A federal judge on Tuesday ordered AVN Hall of Famer Stormy Daniels to repay Donald Trump nearly $300,000 in attorney fees, after the same judge—S. James Otero—dismissed Daniels’ defamation lawsuit against Trump in October, according to an Associated Press report. Daniels brought the lawsuit in April, after Trump took to Twitter to claim that her story of being physically threatened by a man invoking Trump’s name was “a total con job.”
Daniels has since claimed, in a statement on November 28, that she never wished to file the defamation lawsuit against Trump, and that her lawyer Michael Avenatti filed the suit despite her objections. Daniels in March filed a lawsuit against Trump and Trump’s then-lawyer Michael Cohen over the $130,000 “hush money” deal that she signed, to keep her from discussing a sexual encounter with Trump she had in 2006.

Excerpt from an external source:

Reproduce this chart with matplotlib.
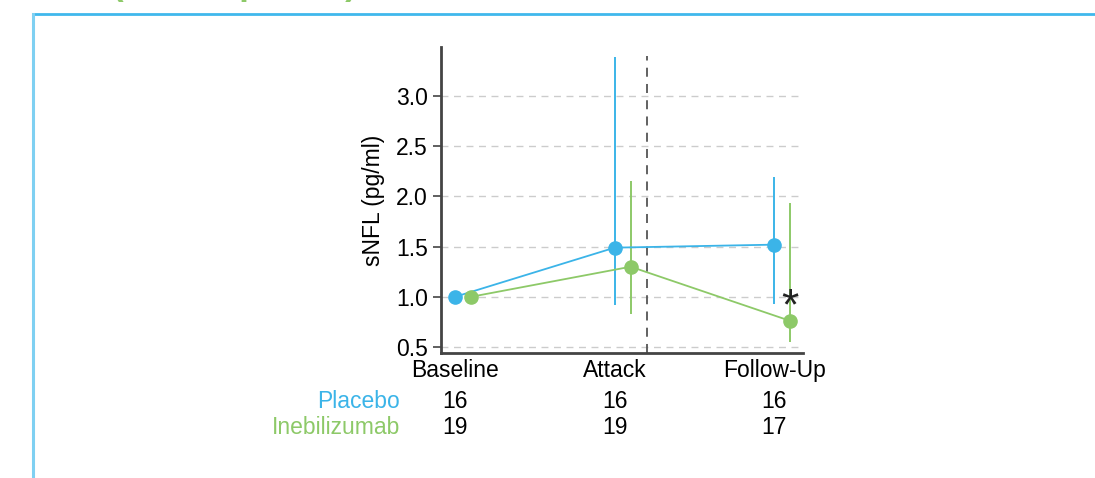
import matplotlib.pyplot as plt
from matplotlib.lines import Line2D

plt.rcParams['font.family'] = ['Liberation Sans', 'DejaVu Sans']

# sNFL over time, median with range
timepoints = ["Baseline", "Attack", "Follow-Up"]
placebo_mid = [1.0, 1.49, 1.52]
placebo_lo = [1.0, 0.92, 0.93]
placebo_hi = [1.0, 3.39, 2.19]
ineb_mid = [1.0, 1.30, 0.76]
ineb_lo = [1.0, 0.83, 0.55]
ineb_hi = [1.0, 2.15, 1.94]
placebo_n = [16, 16, 16]
ineb_n = [19, 19, 17]

blue = "#3bb4e8"
green = "#8dc968"
fs = 16.5

fig = plt.figure(figsize=(10.95, 4.78), dpi=100)

# light blue panel frame, top and left edges
fig.add_artist(Line2D([33 / 1095, 1.0], [1 - 14 / 478] * 2, color="#40b8ec", lw=2))
fig.add_artist(Line2D([33 / 1095] * 2, [0, 1 - 14 / 478], color="#7fd0f2", lw=2.2))
fig.text(112 / 1095, 1 - 2 / 478, "(Attack period)", color=green, fontsize=25,
         fontweight="bold", ha="left", va="bottom")

ax = fig.add_axes([441 / 1095, 1 - 353 / 478, (803 - 441) / 1095, (353 - 47) / 478])

x = [0, 1, 2]
xg = [v + 0.1 for v in x]

ax.vlines(x[1:], placebo_lo[1:], placebo_hi[1:], color=blue, lw=1.4, zorder=3)
ax.vlines(xg[1:], ineb_lo[1:], ineb_hi[1:], color=green, lw=1.4, zorder=3)
ax.plot(x, placebo_mid, color=blue, lw=1.3, marker="o", ms=9.5, zorder=4)
ax.plot(xg, ineb_mid, color=green, lw=1.3, marker="o", ms=9.5, zorder=4)

ax.axvline(1.2, ymax=0.97, color="#555555", lw=1.3, ls=(0, (5, 4)), zorder=2)
ax.text(xg[2], ineb_mid[2] + 0.13, "*", ha="center", va="center",
        fontsize=32, color="#222222")

ax.set_xlim(-0.088, 2.18)
ax.set_ylim(0.44, 3.49)
ax.set_yticks([0.5, 1.0, 1.5, 2.0, 2.5, 3.0])
ax.set_yticklabels(["0.5", "1.0", "1.5", "2.0", "2.5", "3.0"])
ax.set_xticks(x)
ax.set_xticklabels(timepoints)
ax.tick_params(axis="x", length=0, pad=4, labelsize=fs)
ax.tick_params(axis="y", length=6, width=1.2, color="#444444", labelsize=fs)
ax.yaxis.grid(True, color="#cccccc", ls=(0, (5, 4)), lw=1)
ax.set_axisbelow(True)
ax.set_ylabel("sNFL (pg/ml)", fontsize=fs, labelpad=8)

for s in ["top", "right"]:
    ax.spines[s].set_visible(False)
for s in ["left", "bottom"]:
    ax.spines[s].set_color("#444444")
    ax.spines[s].set_linewidth(2)

# patient numbers under each timepoint
trans = ax.get_xaxis_transform()
fig.text(400 / 1095, 1 - 402 / 478, "Placebo", color=blue, fontsize=fs,
         ha="right", va="center")
fig.text(400 / 1095, 1 - 428 / 478, "Inebilizumab", color=green, fontsize=fs,
         ha="right", va="center")
for xi, a, b in zip(x, placebo_n, ineb_n):
    ax.text(xi, -(402 - 353) / 306, str(a), transform=trans, ha="center",
            va="center", fontsize=fs)
    ax.text(xi, -(428 - 353) / 306, str(b), transform=trans, ha="center",
            va="center", fontsize=fs)

fig.savefig("out.png", dpi=100)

Last week, Trump’s lawyers asked Otero to hit Daniels with a total penalty of nearly $800,000, as AVN.com reported, a sum which included what lawyer Charles Harder claimed were $390,000 charged by his firm to Trump for work on the defamation case, plus another $390,000 as a penalty to Daniels for bringing the suit in the first place.
In awarding the total of $293,052.33, Otero ruled that only $1,000 in penalties against Daniels was required, because Daniels was "already deterred" against filing further defamation suits against Trump, refraining from doing so despite Trump's "continuing use of rhethorical hyperbole" against her. The added $1,000 in penalties brought the total that Daniels must pay to just over $294,000.
Responding to Otero’s order Tuesday afternoon, Avenatti claimed that in the “hush money” lawsuit, Daniels will be awarded $1.5 million, negating the $293,000 that Otero ordered her to pay Trump for his attorneys’ fees.
“Stormy will never have to pay the felon Cohen or Trump a single dime in attorney's fees, costs or sanctions. The award is dwarfed by the $1.5 million award to be issued in NDA case—the main case where Cohen and Trump have been lying to the court and the public,” Avenatti wrote on his Twitter account.
“Trump and his attorney's attempt to fool the public about the importance of the attorneys' fees in the defamation case, which are a fraction of what they owe my client in the main NDA case, is an absolute joke,” Avenatti also wrote on Twitter. “People are smarter than that.”
But the 66-year-old Otero, a former Los Angeles County Superior Court judge who was appointed to the federal bench by Republican President George W. Bush, will also rule on the hush money case, according to Reuters. That case remains pending.
Otero in October ruled that Trump’s “con job” tweet was “hyperbole that would be protected,” and that to penalize such “hyperbole” would have a “chilling effect” on political speech by candidates running for office. Daniels and Avenatti had argued that Trump’s claim of a “con job” was false, but they have not yet produced evidence—such as an identification of the man who made the alleged threat against Daniels—that would definitively show that the threat actually took place.